Columbia chemists create the first 2D heavy fermion

Researchers at Columbia University have successfully synthesized the first 2D heavy fermion material. They introduce the new material, a layered intermetallic crystal composed of cerium, silicon, and iodine (CeSiI), in a research article published today in Nature.

Heavy fermion compounds are a class of materials with electrons that are up to 1000x heavier than usual. In these materials, electrons get tangled up with magnetic spins that slow them down and increase their effective mass. Such interactions are thought to play important roles in a number of enigmatic quantum phenomena, including superconductivity, the movement of electrical current with zero resistance. 

Researchers have been exploring heavy fermions for decades, but in the form of bulky, 3D crystals. The new material synthesized by PhD student Victoria Posey in the lab of Columbia chemist Xavier Roy will allow researchers to drop a dimension. 

“We’ve laid a new foundation to explore fundamental physics and to probe unique quantum phases,” said Posey. 

One of the latest materials to come out of the Roy lab, CeSiI is a van der Waals crystal that can be peeled into layers that are just a few atoms thick. That makes it easier to manipulate and combine with other materials than a bulk crystal, in addition to possessing potential quantum properties that occur in 2D. “It’s amazing that Posey and the Roy lab could make a heavy fermion so small and thin,” said senior author Abhay Pasupathy, a physicist at Columbia and Brookhaven National Laboratory. “Just like we saw with the recent Nobel Prize to quantum dots, you can do many interesting things when you shrink dimensions.” 

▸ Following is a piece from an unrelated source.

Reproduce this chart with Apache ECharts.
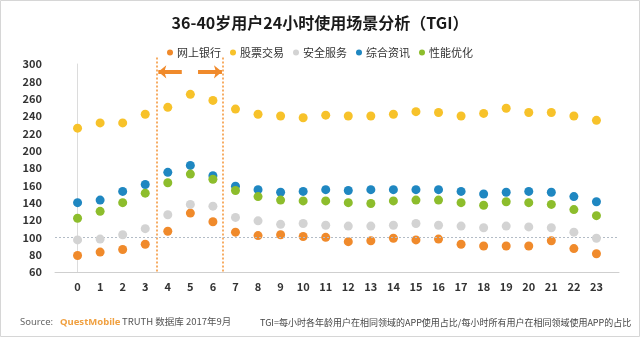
<!DOCTYPE html>
<html>
<head>
<meta charset="utf-8">
<script src="https://cdn.jsdelivr.net/npm/echarts@6/dist/echarts.min.js"></script>
<style>
html,body{margin:0;padding:0;background:#fff;}
#chart{width:640px;height:337px;}
</style>
</head>
<body>
<div id="chart"></div>
<script>
var hours = [0,1,2,3,4,5,6,7,8,9,10,11,12,13,14,15,16,17,18,19,20,21,22,23];
var seriesNames = ['网上银行','股票交易','安全服务','综合资讯','性能优化'];
var bank   = [79,83,86,92,107,128,118,106,102,103,101,100,95,96,99,97,98,92,90,90,90,96,87,81];
var stock  = [226,232,232,242,250,265,258,248,242,240,238,241,240,240,242,245,244,240,243,249,244,244,240,235];
var safety = [97,98,103,110,126,138,136,123,119,115,116,114,113,113,114,116,114,113,111,113,112,111,106,99];
var news   = [140,143,153,161,175,183,171,159,155,152,153,155,154,155,155,155,155,153,150,152,153,152,147,141];
var perf   = [122,130,140,151,163,173,167,154,147,143,142,142,140,139,142,143,143,140,137,141,140,138,132,125];
var colors = ['#f08a2b','#f7c22a','#d3d3d3','#1f87c1','#8dbd2c'];
var yTicks = {min:60, max:300, step:20};
var titleText = '36-40岁用户24小时使用场景分析（TGI）';
var sourceLabel = 'Source:';
var sourceBrand = 'QuestMobile';
var sourceRest = 'TRUTH 数据库 2017年9月';
var noteText = 'TGI=每小时各年龄用户在相同领域的APP使用占比/每小时所有用户在相同领域使用APP的占比';
var refLine = 100;
var periodStart = 3.5, periodEnd = 6.45;

var FONT = '"Noto Sans CJK SC","Noto Sans",sans-serif';
var allData = [bank, stock, safety, news, perf];

function pairs(arr){ return arr.map(function(v,i){ return [hours[i], v]; }); }

var series = allData.map(function(arr, k){
  return {
    name: seriesNames[k],
    type: 'scatter',
    data: pairs(arr),
    symbolSize: 9,
    itemStyle: {color: colors[k], opacity: 1},
    silent: true,
    z: 3 + k
  };
});

series[0].markLine = {
  silent: true,
  symbol: 'none',
  label: {show: false},
  animation: false,
  data: [
    [{coord:[-1, refLine], lineStyle:{color:'#b3bcc6', type:[2,2], width:1}}, {coord:[24, refLine]}],
    [{coord:[4.62, 291], symbol:'none', lineStyle:{color:'#f08a2b', type:'solid', width:4}}, {coord:[3.58, 291], symbol:'arrow', symbolSize:[10,8]}],
    [{coord:[5.34, 291], symbol:'none', lineStyle:{color:'#f08a2b', type:'solid', width:4}}, {coord:[6.4, 291], symbol:'arrow', symbolSize:[10,8]}]
  ]
};

var chart = echarts.init(document.getElementById('chart'), null, {renderer:'canvas'});
var option = {
  animation: false,
  backgroundColor: '#fff',
  color: colors,
  title: {
    text: titleText,
    left: 'center',
    top: 10,
    textStyle: {fontSize: 16, fontWeight: 'bold', color: '#1a1a1a', fontFamily: FONT}
  },
  legend: {
    data: seriesNames,
    top: 42,
    left: 'center',
    icon: 'circle',
    itemWidth: 6,
    itemHeight: 6,
    itemGap: 9,
    textStyle: {fontSize: 11, color: '#333', fontFamily: FONT, padding:[0,0,0,-1]}
  },
  grid: {left: 55, right: 21, top: 64, bottom: 65, containLabel: false},
  xAxis: {
    type: 'value',
    min: -1, max: 24, interval: 1,
    axisLine: {show: true, lineStyle: {color: '#cfcfcf'}},
    axisTick: {show: false},
    splitLine: {show: false},
    axisLabel: {
      margin: 9,
      fontSize: 11, fontWeight: 'bold', color: '#333', fontFamily: FONT,
      formatter: function(v){ return (v < 0 || v > 23) ? '' : String(v); }
    }
  },
  yAxis: {
    type: 'value',
    min: yTicks.min, max: yTicks.max, interval: yTicks.step,
    axisLine: {show: true, lineStyle: {color: '#dcdcdc'}},
    axisTick: {show: false},
    splitLine: {show: false},
    axisLabel: {margin: 13, fontSize: 11, fontWeight: 'bold', color: '#333', fontFamily: FONT}
  },
  graphic: [
    {type:'rect', shape:{x:0.5, y:0.5, width:639, height:336}, style:{fill:'none', stroke:'#d6d6d6', lineWidth:1}, silent:true},
    {type:'text', left:20, top:317, style:{text:sourceLabel, font:'9.5px "Noto Sans",sans-serif', fill:'#666'}},
    {type:'text', left:60, top:317, style:{text:sourceBrand, font:'bold 9.5px "Noto Sans",sans-serif', fill:'#f0a040'}},
    {type:'text', left:122, top:317, style:{text:sourceRest, font:'9.5px "Noto Sans CJK SC",sans-serif', fill:'#555'}},
    {type:'text', left:260, top:318, style:{text:noteText, font:'9px "Noto Sans CJK SC",sans-serif', fill:'#444'}}
  ],
  series: series
};
chart.setOption(option);

// vertical dotted period lines, positioned through the axis scales
var vlines = [periodStart, periodEnd].map(function(x){
  var top = chart.convertToPixel({gridIndex:0}, [x, 307.5]);
  var bot = chart.convertToPixel({gridIndex:0}, [x, 60]);
  var px = Math.round(top[0]);
  return {type:'line', silent:true, z:1,
    shape:{x1:px, y1:top[1], x2:px, y2:bot[1]},
    style:{stroke:'#f39233', lineWidth:1.5, lineDash:[2,2]}};
});
chart.setOption({graphic: option.graphic.concat(vlines)});
</script>
</body>
</html>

With its middle sheet of silicon sandwiched between magnetic cerium atoms, Posey and her colleagues suspected that CeSiI, first described in a paper in 1998, might have some interesting electronic properties. Its first stop (after Posey figured out how to prepare the extremely air-sensitive crystal for transport) was a Scanning Tunneling Microscope (STM) in Abhay Pasupathy’s physics lab at Columbia. With the STM, they observed a particular spectrum shape characteristic of heavy fermions. Posey then synthesized a non-magnetic equivalent to CeSiI and weighed the electrons of both materials via their heat capacities. CeSiI’s were heavier. “By comparing the two—one with magnetic spins and one without—we can confirm we’ve created a heavy fermion,” said Posey. 

Samples then made their way across campus and the country for additional analyses, including to Pasupathy’s lab at Brookhaven National Laboratory for photoemission spectroscopy; to Philip Kim’s lab at Harvard for electron transport measurements; and to the National High Magnetic Field Laboratory in Florida to study its magnetic properties. Along the way, theorists Andrew Millis at Columbia and Angel Rubio at Max Planck helped explain the teams’ observations. 

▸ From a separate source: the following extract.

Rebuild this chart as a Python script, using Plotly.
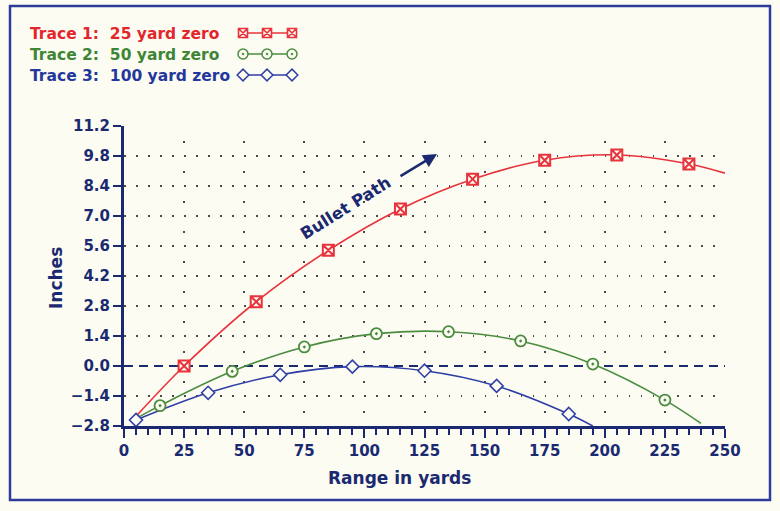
import plotly.graph_objects as go

W, H = 780, 511

# ---------------- data ----------------
red_x = [5, 25, 55, 85, 115, 145, 175, 205, 235, 250]
red_y = [-2.35, 0.0, 3.0, 5.4, 7.33, 8.72, 9.6, 9.85, 9.43, 9.0]
red_mark = slice(1, 9)

green_x = [5, 15, 45, 75, 105, 135, 165, 195, 225, 240]
green_y = [-2.45, -1.85, -0.25, 0.89, 1.51, 1.6, 1.17, 0.09, -1.59, -2.68]
green_mark = slice(1, 9)

blue_x = [5, 35, 65, 95, 125, 155, 185, 195]
blue_y = [-2.52, -1.25, -0.41, -0.03, -0.22, -0.93, -2.24, -2.8]
blue_mark = slice(0, 7)

x_ticks = [0, 25, 50, 75, 100, 125, 150, 175, 200, 225, 250]
y_ticks = [-2.8, -1.4, 0.0, 1.4, 2.8, 4.2, 5.6, 7.0, 8.4, 9.8, 11.2]
y_grid_rows = [-1.4, 1.4, 2.8, 4.2, 5.6, 7.0, 8.4, 9.8, 11.2]

legend_labels = ["Trace 1:&nbsp;&nbsp;25 yard zero",
                 "Trace 2:&nbsp;&nbsp;50 yard zero",
                 "Trace 3:&nbsp;&nbsp;100 yard zero"]

# ---------------- style ----------------
NAVY = "#1b2a70"
FRAME = "#2c3c9a"
CREAM = "#fcfcf3"
RED, GREEN, BLUE = "#e8333c", "#4b8c3f", "#2f3fa6"
RED_T, GREEN_T, BLUE_T = "#e3262c", "#3e8535", "#24389c"
FONT = "DejaVu Sans, Verdana, sans-serif"

# plot area in pixels
PX0, PX1 = 124, 725
PY_TOP, PY_BOT = 126, 426

fig = go.Figure()

series = [
    (red_x, red_y, red_mark, RED, dict(symbol="square-x", size=11, color=CREAM, line=dict(color=RED, width=2))),
    (green_x, green_y, green_mark, GREEN, dict(symbol="circle-dot", size=11, color=CREAM, line=dict(color=GREEN, width=1.8))),
    (blue_x, blue_y, blue_mark, BLUE, dict(symbol="diamond", size=10, color=CREAM, line=dict(color=BLUE, width=1.6))),
]
for xs, ys, msl, col, mk in series:
    fig.add_trace(go.Scatter(x=xs, y=ys, mode="lines", line=dict(color=col, width=1.6, shape="spline"),
                             hoverinfo="skip", showlegend=False))
for xs, ys, msl, col, mk in series:
    fig.add_trace(go.Scatter(x=xs[msl], y=ys[msl], mode="markers", marker=mk, cliponaxis=False,
                             showlegend=False))

# legend keys (pixel-coordinate overlay axes)
key_x = [243, 267, 292]
key_y = [33, 54, 75]
key_markers = [
    dict(symbol="square-x", size=9, color=CREAM, line=dict(color=RED, width=1.6)),
    dict(symbol="circle-dot", size=10, color=CREAM, line=dict(color=GREEN, width=1.5)),
    dict(symbol="diamond", size=9, color=CREAM, line=dict(color=BLUE, width=1.5)),
]
for ky, col, mk in zip(key_y, [RED, GREEN, BLUE], key_markers):
    fig.add_trace(go.Scatter(x=key_x, y=[ky] * 3, mode="lines+markers", xaxis="x2", yaxis="y2",
                             line=dict(color=col, width=1.3), marker=mk, cliponaxis=False,
                             showlegend=False, hoverinfo="skip"))

annotations = []
for lbl, ky, col in zip(legend_labels, key_y, [RED_T, GREEN_T, BLUE_T]):
    annotations.append(dict(text=lbl, xref="paper", yref="paper", x=28 / W, y=1 - (ky + 1) / H,
                            xanchor="left", yanchor="middle", showarrow=False,
                            font=dict(family=FONT, size=15.5, color=col, weight="bold")))
annotations += [
    dict(text="Inches", xref="paper", yref="paper", x=56 / W, y=1 - 278 / H, textangle=-90,
         xanchor="center", yanchor="middle",
         showarrow=False, font=dict(family=FONT, size=17, color=NAVY, weight="bold")),
    dict(text="Range in yards", xref="paper", yref="paper", x=400 / W, y=1 - 478 / H,
         xanchor="center", yanchor="middle",
         showarrow=False, font=dict(family=FONT, size=17, color=NAVY, weight="bold")),
    dict(text="Bullet Path", xref="paper", yref="paper", x=345 / W, y=1 - 208 / H, textangle=-32,
         xanchor="center", yanchor="middle",
         showarrow=False, font=dict(family=FONT, size=16.5, color=NAVY, weight="bold")),
    dict(text="", xref="paper", yref="paper", x=437 / W, y=1 - 154 / H, ax=-38, ay=23,
         showarrow=True, arrowhead=2, arrowsize=1.1, arrowwidth=2.5, arrowcolor=NAVY),
]

shapes = [
    dict(type="rect", xref="paper", yref="paper", x0=10 / W, x1=770 / W, y0=1 - 500 / H, y1=1 - 6 / H,
         line=dict(color=FRAME, width=2.5), fillcolor=CREAM, layer="below"),
    dict(type="line", xref="x", yref="y", x0=0, x1=250, y0=0, y1=0,
         line=dict(color=NAVY, width=1.8, dash="9px,6px"), layer="between"),
]

period_x = (PX1 - PX0) / 50.0

fig.update_layout(
    width=W, height=H, margin=dict(l=0, r=0, t=0, b=0, autoexpand=False),
    paper_bgcolor=CREAM, plot_bgcolor="rgba(0,0,0,0)",
    showlegend=False,
    font=dict(family=FONT, color=NAVY),
    annotations=annotations, shapes=shapes,
    xaxis=dict(domain=[PX0 / W, PX1 / W], range=[0, 250], tickvals=x_ticks, automargin=False,
               showline=True, linecolor=NAVY, linewidth=3, zeroline=False,
               ticks="outside", ticklen=9, tickwidth=2, tickcolor=NAVY,
               minor=dict(dtick=5, tick0=0, ticks="outside", ticklen=6, tickwidth=1.5, tickcolor=NAVY, showgrid=False),
               tickfont=dict(family=FONT, size=15, color=NAVY, weight="bold"),
               showgrid=True, gridcolor="#4a4a4a", gridwidth=1.6,
               griddash="0px,15px,1.6px,13.4px", fixedrange=True),
    yaxis=dict(domain=[1 - PY_BOT / H, 1 - PY_TOP / H], range=[-2.8, 11.2], tickvals=y_ticks,
               tickformat=".1f", showline=True, linecolor=NAVY, linewidth=3, zeroline=False, automargin=False,
               ticks="outside", ticklen=8, tickwidth=2, tickcolor=NAVY,
               tickfont=dict(family=FONT, size=15, color=NAVY, weight="bold"),
               showgrid=False,
               minor=dict(tickmode="array", tickvals=y_grid_rows, ticks="", showgrid=True,
                          gridcolor="#4a4a4a", gridwidth=1.6,
                          griddash="1.6px,%.2fpx" % (period_x - 1.6)),
               fixedrange=True),
    xaxis2=dict(domain=[0, 1], range=[0, W], anchor="y2", visible=False, fixedrange=True),
    yaxis2=dict(domain=[0, 1], range=[H, 0], anchor="x2", visible=False, fixedrange=True),
)

fig.write_html("out.html")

From here, Columbia’s researchers will do what they do best with 2D materials: stack, strain, poke, and prod them to see what unique quantum behaviors can be coaxed out of them. Pasupathy plans to add CeSiI to his arsenal of materials in the search for quantum criticality, the point where a material shifts from one unique phase to another. At the crossover, interesting phenomena like superconductivity may await. 

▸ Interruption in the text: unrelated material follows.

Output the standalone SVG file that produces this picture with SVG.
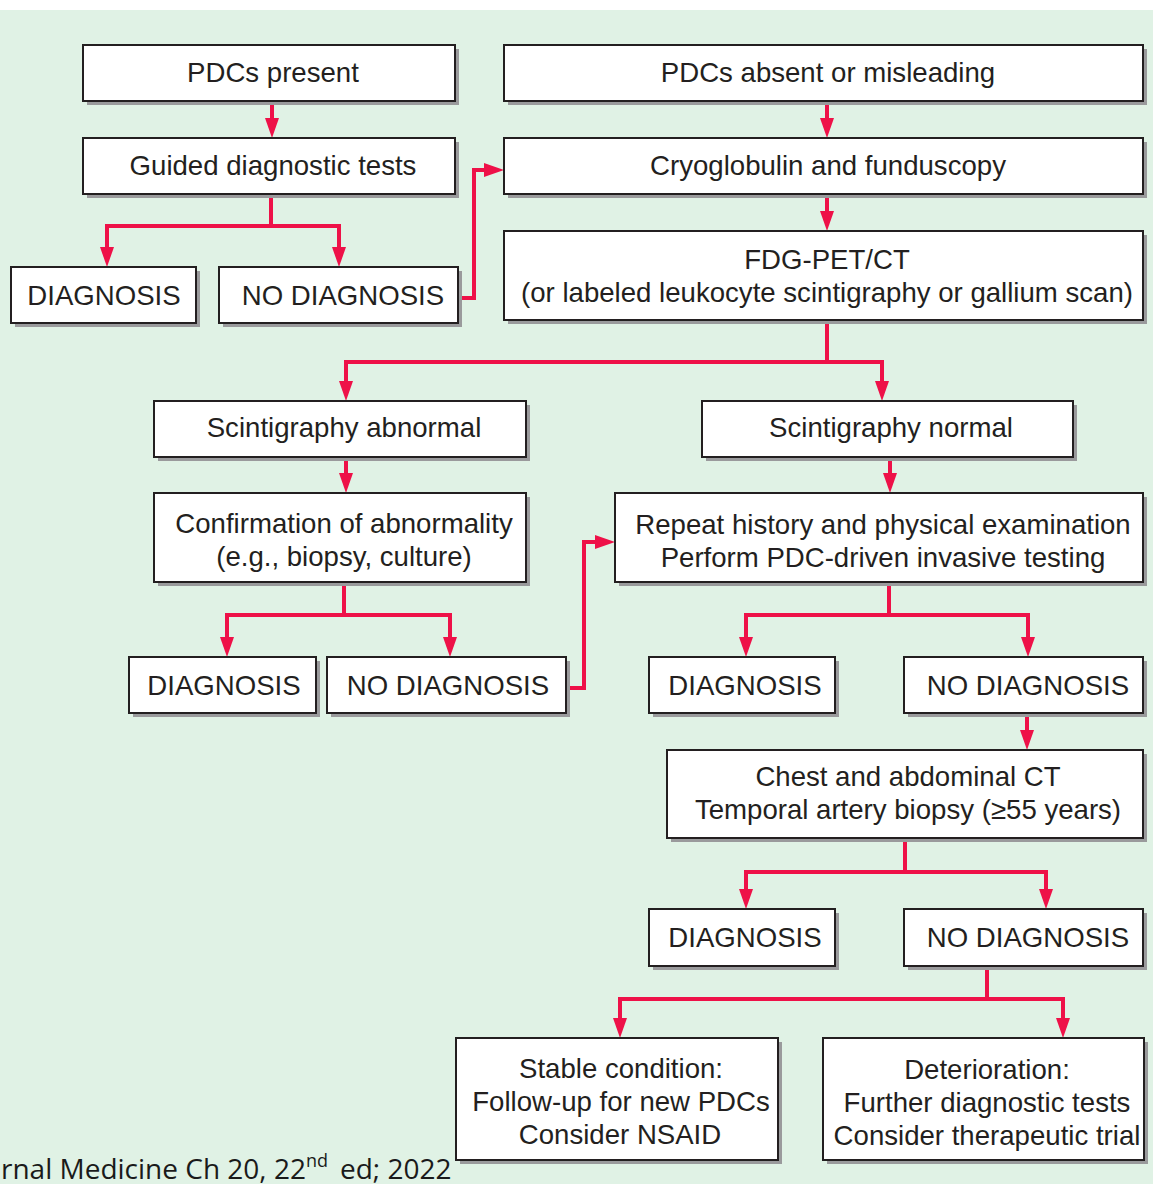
<svg xmlns="http://www.w3.org/2000/svg" width="1153" height="1184" viewBox="0 0 1153 1184">
<defs>
<style>
.bg{fill:#e0f2e5}
.sh{fill:#9a9a9c}
.box{fill:#ffffff;stroke:#231f20;stroke-width:2}
.t{font-family:"Liberation Sans",Arial,sans-serif;font-size:27.6px;fill:#231f20;text-anchor:middle}
.c{fill:none;stroke:#ee1148;stroke-width:4;stroke-linejoin:miter}
.cap{font-family:"Open Sans","Liberation Sans",sans-serif;font-size:28px;fill:#1a1a1a}
</style>
<marker id="ah" markerUnits="userSpaceOnUse" markerWidth="20" markerHeight="14" viewBox="0 0 20 14" refX="10" refY="7" orient="auto">
<path d="M0,0 L20,7 L0,14 z" fill="#ee1148"/>
</marker>
</defs>
<rect x="0" y="0" width="1153" height="1184" fill="#ffffff"/>
<rect class="bg" x="0" y="10" width="1153" height="1174"/>

<g id="connectors">
<path class="c" marker-end="url(#ah)" d="M272,101 V128"/>
<path class="c" marker-end="url(#ah)" d="M827,101 V128"/>
<path class="c" marker-end="url(#ah)" d="M271,194 V226 H107 V257"/>
<path class="c" marker-end="url(#ah)" d="M271,226 H339 V257"/>
<path class="c" marker-end="url(#ah)" d="M458,298 H474 V170 H494"/>
<path class="c" marker-end="url(#ah)" d="M827,194 V221"/>
<path class="c" marker-end="url(#ah)" d="M827,320 V362 H346 V391"/>
<path class="c" marker-end="url(#ah)" d="M827,362 H882 V391"/>
<path class="c" marker-end="url(#ah)" d="M346,457 V483"/>
<path class="c" marker-end="url(#ah)" d="M890,457 V483"/>
<path class="c" marker-end="url(#ah)" d="M344,582 V615 H227 V647"/>
<path class="c" marker-end="url(#ah)" d="M344,615 H450 V647"/>
<path class="c" marker-end="url(#ah)" d="M566,688 H584 V542 H605"/>
<path class="c" marker-end="url(#ah)" d="M889,582 V615 H746 V647"/>
<path class="c" marker-end="url(#ah)" d="M889,615 H1028 V647"/>
<path class="c" marker-end="url(#ah)" d="M1027,713 V740"/>
<path class="c" marker-end="url(#ah)" d="M905,838 V872 H746 V899"/>
<path class="c" marker-end="url(#ah)" d="M905,872 H1046 V899"/>
<path class="c" marker-end="url(#ah)" d="M987,966 V999 H620 V1028"/>
<path class="c" marker-end="url(#ah)" d="M987,999 H1063 V1028"/>
</g>

<g id="n_pdcs_present">
<rect class="sh" x="87" y="49" width="372" height="56"/>
<rect class="box" x="83" y="45" width="372" height="56"/>
<text class="t" x="273" y="82">PDCs present</text>
</g>
<g id="n_pdcs_absent">
<rect class="sh" x="508" y="49" width="639" height="56"/>
<rect class="box" x="504" y="45" width="639" height="56"/>
<text class="t" x="828" y="82">PDCs absent or misleading</text>
</g>
<g id="n_guided">
<rect class="sh" x="87" y="142" width="372" height="56"/>
<rect class="box" x="83" y="138" width="372" height="56"/>
<text class="t" x="273" y="175">Guided diagnostic tests</text>
</g>
<g id="n_cryo">
<rect class="sh" x="508" y="142" width="639" height="56"/>
<rect class="box" x="504" y="138" width="639" height="56"/>
<text class="t" x="828" y="175">Cryoglobulin and funduscopy</text>
</g>
<g id="n_diag1">
<rect class="sh" x="15" y="271" width="185" height="56"/>
<rect class="box" x="11" y="267" width="185" height="56"/>
<text class="t" x="104" y="305">DIAGNOSIS</text>
</g>
<g id="n_nodiag1">
<rect class="sh" x="223" y="271" width="239" height="56"/>
<rect class="box" x="219" y="267" width="239" height="56"/>
<text class="t" x="343" y="305">NO DIAGNOSIS</text>
</g>
<g id="n_fdg">
<rect class="sh" x="508" y="235" width="639" height="89"/>
<rect class="box" x="504" y="231" width="639" height="89"/>
<text class="t" x="827" y="269">FDG-PET/CT</text>
<text class="t" x="827" y="302">(or labeled leukocyte scintigraphy or gallium scan)</text>
</g>
<g id="n_scint_abn">
<rect class="sh" x="158" y="405" width="372" height="56"/>
<rect class="box" x="154" y="401" width="372" height="56"/>
<text class="t" x="344" y="437">Scintigraphy abnormal</text>
</g>
<g id="n_scint_norm">
<rect class="sh" x="706" y="405" width="371" height="56"/>
<rect class="box" x="702" y="401" width="371" height="56"/>
<text class="t" x="891" y="437">Scintigraphy normal</text>
</g>
<g id="n_confirm">
<rect class="sh" x="158" y="497" width="372" height="89"/>
<rect class="box" x="154" y="493" width="372" height="89"/>
<text class="t" x="344" y="533">Confirmation of abnormality</text>
<text class="t" x="344" y="566">(e.g., biopsy, culture)</text>
</g>
<g id="n_repeat">
<rect class="sh" x="619" y="497" width="528" height="89"/>
<rect class="box" x="615" y="493" width="528" height="89"/>
<text class="t" x="883" y="534">Repeat history and physical examination</text>
<text class="t" x="883" y="567">Perform PDC-driven invasive testing</text>
</g>
<g id="n_diag2">
<rect class="sh" x="133" y="661" width="187" height="56"/>
<rect class="box" x="129" y="657" width="187" height="56"/>
<text class="t" x="224" y="695">DIAGNOSIS</text>
</g>
<g id="n_nodiag2">
<rect class="sh" x="331" y="661" width="239" height="56"/>
<rect class="box" x="327" y="657" width="239" height="56"/>
<text class="t" x="448" y="695">NO DIAGNOSIS</text>
</g>
<g id="n_diag3">
<rect class="sh" x="653" y="661" width="186" height="56"/>
<rect class="box" x="649" y="657" width="186" height="56"/>
<text class="t" x="745" y="695">DIAGNOSIS</text>
</g>
<g id="n_nodiag3">
<rect class="sh" x="908" y="661" width="239" height="56"/>
<rect class="box" x="904" y="657" width="239" height="56"/>
<text class="t" x="1028" y="695">NO DIAGNOSIS</text>
</g>
<g id="n_chest">
<rect class="sh" x="671" y="754" width="476" height="88"/>
<rect class="box" x="667" y="750" width="476" height="88"/>
<text class="t" x="908" y="786">Chest and abdominal CT</text>
<text class="t" x="908" y="819">Temporal artery biopsy (≥55 years)</text>
</g>
<g id="n_diag4">
<rect class="sh" x="653" y="913" width="186" height="57"/>
<rect class="box" x="649" y="909" width="186" height="57"/>
<text class="t" x="745" y="947">DIAGNOSIS</text>
</g>
<g id="n_nodiag4">
<rect class="sh" x="908" y="913" width="239" height="57"/>
<rect class="box" x="904" y="909" width="239" height="57"/>
<text class="t" x="1028" y="947">NO DIAGNOSIS</text>
</g>
<g id="n_stable">
<rect class="sh" x="460" y="1042" width="322" height="122"/>
<rect class="box" x="456" y="1038" width="322" height="122"/>
<text class="t" x="621" y="1078">Stable condition:</text>
<text class="t" x="621" y="1111">Follow-up for new PDCs</text>
<text class="t" x="620" y="1144">Consider NSAID</text>
</g>
<g id="n_deter">
<rect class="sh" x="827" y="1042" width="321" height="122"/>
<rect class="box" x="823" y="1038" width="321" height="122"/>
<text class="t" x="987" y="1079">Deterioration:</text>
<text class="t" x="987" y="1112">Further diagnostic tests</text>
<text class="t" x="987" y="1145">Consider therapeutic trial</text>
</g>

<text class="cap" x="1" y="1179">rnal Medicine Ch 20, 22<tspan dy="-12" font-size="18">nd</tspan><tspan dy="12" dx="12">ed; 2022</tspan></text>
</svg>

“Manipulating CeSiI at the 2D limit will let us explore new pathways to achieve quantum criticality,” said Michael Ziebel, a postdoc in the Roy group and co-corresponding author, “and this can guide us in the design of new materials.”

Back in the chemistry department, Posey, who has perfected the air-free synthesis techniques needed, is systematically replacing the atoms in the crystal—for example, swapping silicon for other metals, like aluminum or gallium—to create related heavy fermions with their own unique properties to study. “We initially thought CeSiI was a one-off,” said Roy. “But this project has blossomed into a new kind of chemistry in my group.”